THE EXERCISE | Your task is to repeat the entries word for word while leaving out the pictures.

PROVIDED MATERIAL |
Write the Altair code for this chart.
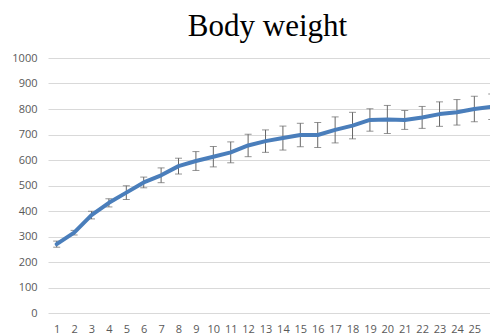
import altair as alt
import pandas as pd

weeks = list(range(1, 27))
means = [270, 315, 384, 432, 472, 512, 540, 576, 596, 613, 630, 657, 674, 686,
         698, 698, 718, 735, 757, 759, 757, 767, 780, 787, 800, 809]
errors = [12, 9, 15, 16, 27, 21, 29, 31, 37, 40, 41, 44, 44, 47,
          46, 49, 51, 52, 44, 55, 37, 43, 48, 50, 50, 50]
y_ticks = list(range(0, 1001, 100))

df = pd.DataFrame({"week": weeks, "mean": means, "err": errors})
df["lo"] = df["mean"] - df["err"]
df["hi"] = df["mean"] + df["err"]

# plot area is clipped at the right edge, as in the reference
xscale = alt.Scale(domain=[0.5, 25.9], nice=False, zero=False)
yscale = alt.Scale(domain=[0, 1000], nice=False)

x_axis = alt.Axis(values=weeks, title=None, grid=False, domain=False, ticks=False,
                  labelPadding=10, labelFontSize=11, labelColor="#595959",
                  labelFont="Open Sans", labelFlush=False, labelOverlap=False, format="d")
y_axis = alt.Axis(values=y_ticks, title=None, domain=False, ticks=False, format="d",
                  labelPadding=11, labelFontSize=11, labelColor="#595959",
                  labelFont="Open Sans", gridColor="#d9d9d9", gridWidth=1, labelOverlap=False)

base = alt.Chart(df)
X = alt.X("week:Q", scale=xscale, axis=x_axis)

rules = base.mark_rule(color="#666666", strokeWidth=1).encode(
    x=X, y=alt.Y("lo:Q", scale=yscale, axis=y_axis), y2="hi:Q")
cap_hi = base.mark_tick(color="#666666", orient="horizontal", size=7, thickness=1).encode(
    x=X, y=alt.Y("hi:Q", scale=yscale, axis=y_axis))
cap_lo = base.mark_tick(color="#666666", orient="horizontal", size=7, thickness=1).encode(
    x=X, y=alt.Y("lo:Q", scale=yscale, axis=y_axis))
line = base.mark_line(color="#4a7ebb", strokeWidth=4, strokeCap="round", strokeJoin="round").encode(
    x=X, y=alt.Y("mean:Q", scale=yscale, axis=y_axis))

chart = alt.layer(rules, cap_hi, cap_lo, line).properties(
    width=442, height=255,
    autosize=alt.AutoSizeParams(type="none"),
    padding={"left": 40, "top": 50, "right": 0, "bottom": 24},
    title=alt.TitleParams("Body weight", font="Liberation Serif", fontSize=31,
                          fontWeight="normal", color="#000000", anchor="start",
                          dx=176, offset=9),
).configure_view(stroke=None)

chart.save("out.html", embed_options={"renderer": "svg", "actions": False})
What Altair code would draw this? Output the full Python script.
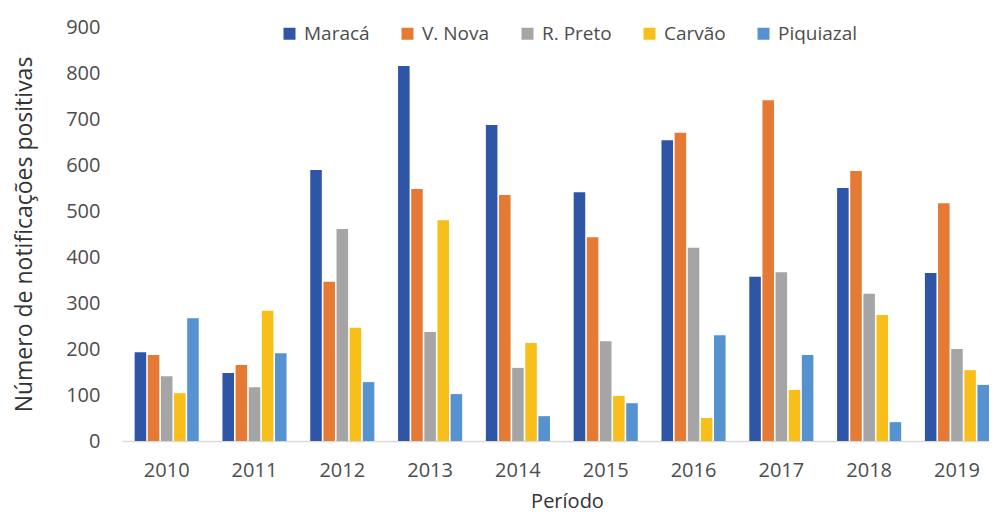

WRITTEN ANSWER |
Write the Altair code for this chart.
import altair as alt
import pandas as pd

weeks = list(range(1, 27))
means = [270, 315, 384, 432, 472, 512, 540, 576, 596, 613, 630, 657, 674, 686,
         698, 698, 718, 735, 757, 759, 757, 767, 780, 787, 800, 809]
errors = [12, 9, 15, 16, 27, 21, 29, 31, 37, 40, 41, 44, 44, 47,
          46, 49, 51, 52, 44, 55, 37, 43, 48, 50, 50, 50]
y_ticks = list(range(0, 1001, 100))

df = pd.DataFrame({"week": weeks, "mean": means, "err": errors})
df["lo"] = df["mean"] - df["err"]
df["hi"] = df["mean"] + df["err"]

# plot area is clipped at the right edge, as in the reference
xscale = alt.Scale(domain=[0.5, 25.9], nice=False, zero=False)
yscale = alt.Scale(domain=[0, 1000], nice=False)

x_axis = alt.Axis(values=weeks, title=None, grid=False, domain=False, ticks=False,
                  labelPadding=10, labelFontSize=11, labelColor="#595959",
                  labelFont="Open Sans", labelFlush=False, labelOverlap=False, format="d")
y_axis = alt.Axis(values=y_ticks, title=None, domain=False, ticks=False, format="d",
                  labelPadding=11, labelFontSize=11, labelColor="#595959",
                  labelFont="Open Sans", gridColor="#d9d9d9", gridWidth=1, labelOverlap=False)

base = alt.Chart(df)
X = alt.X("week:Q", scale=xscale, axis=x_axis)

rules = base.mark_rule(color="#666666", strokeWidth=1).encode(
    x=X, y=alt.Y("lo:Q", scale=yscale, axis=y_axis), y2="hi:Q")
cap_hi = base.mark_tick(color="#666666", orient="horizontal", size=7, thickness=1).encode(
    x=X, y=alt.Y("hi:Q", scale=yscale, axis=y_axis))
cap_lo = base.mark_tick(color="#666666", orient="horizontal", size=7, thickness=1).encode(
    x=X, y=alt.Y("lo:Q", scale=yscale, axis=y_axis))
line = base.mark_line(color="#4a7ebb", strokeWidth=4, strokeCap="round", strokeJoin="round").encode(
    x=X, y=alt.Y("mean:Q", scale=yscale, axis=y_axis))

chart = alt.layer(rules, cap_hi, cap_lo, line).properties(
    width=442, height=255,
    autosize=alt.AutoSizeParams(type="none"),
    padding={"left": 40, "top": 50, "right": 0, "bottom": 24},
    title=alt.TitleParams("Body weight", font="Liberation Serif", fontSize=31,
                          fontWeight="normal", color="#000000", anchor="start",
                          dx=176, offset=9),
).configure_view(stroke=None)

chart.save("out.html", embed_options={"renderer": "svg", "actions": False})
What Altair code would draw this? Output the full Python script.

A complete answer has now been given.